While flipping through the pages of Halo: The Art of Building Worlds, there were frequent recurrences of past memories ranging from storming the beach on the Silent Cartographer to dropping from the skies as an ODST. These spectacular events along with iconic environments, weapons, vehicles, and heroes have defined the admiration behind the Halo universe.
From Titan Books and 343 Industries, Halo: The Art of Building Worlds is a condensed survey of art from Halo: Combat Evolved, Halo 2, Halo 3, Halo Wars, Halo 3: ODST, Halo Legends, and Halo: Reach. Ten years of Halo in a total of 192 pages seems like quite a staggering task with the amount of lore built into the series. The end result is a bit underwhelming, but the journey crafted for fans of Halo should satisfy most with its full spreads of beautiful art.
Beginning the book is a short foreword by Frank O'Connor and after follows an introduction by the book's author Martin Robinson. The book's content includes seven chapters that cover the architecture of the Forerunners, species that comprise the Covenant, the vehicles used by the Covenant, the Flood, USNC characters, weapons, and vehicles, heroes of the series, and lastly the various homeworlds that players visit throughout the games. Popular aspects of the universe, such as Master Chief and the warthog are covered, but as well as minor areas including wildlife and the origin of Grunt backpacks.
Each chapter and page connect with the overall story behind Halo from the fall of Reach to first stepping foot on Installation 04. Halo media other than simply the games are featured, such as images and concept from the individual shorts of Halo Legends. Most pages feature a layout that allows for a large display of artwork along with minor space for text.
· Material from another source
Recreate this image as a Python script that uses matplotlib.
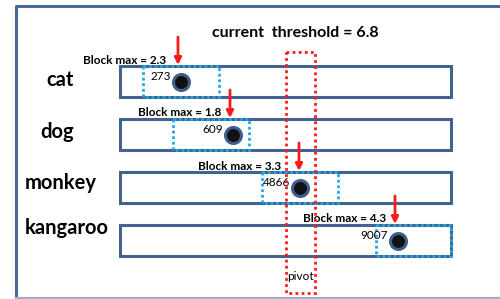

Other pages feature multiple sketches of aspects from the series, such as two pages dedicated to displaying the variety of Brute armor. The quality of the individual images are quite outstanding when examining details up close. From the glossy paper to the strong binding, this book should endure the test of time on the coffee table of any Halo fan.
The early concepts of Forerunner architecture and Master Chief are some of the highlights awaiting Halo enthusiasts. Throughout the course of the art and behind the scenes descriptions, fans will most likely develop an urge to replay each of the games in the series with the newfound knowledge. There are quite some surprising and odd tidbits of information to learn, such as the Forerunner architecture being inspired by the real-life works of architect Frank Lloyd Wright. The selection of art to accompany each chapter provides more than enough eye candy with full page spreads of battles and multiple sketches of USNC weapons.
There a few downsides that readers will come across in the book, some of them due to the scope of the Halo universe being fit into 192 pages. Most of the pages are used to their full potential for displaying art and little room is left over for any text. Since this book's primary purpose is for the art of Halo, most buyers won't regret the decision to only include minor text. However, there are many images that would have benefited greatly from some paragraphs of text describing its purpose and lasting effect on the Halo universe. Every game in the series and even the short films of Halo Legends are included in one way or another, but most games only make a brief appearance. The book could have easily been split into multiple parts allowing for a more complete survey of the Halo universe.
Halo: The Art of Building Worlds is available now online and at book retailers.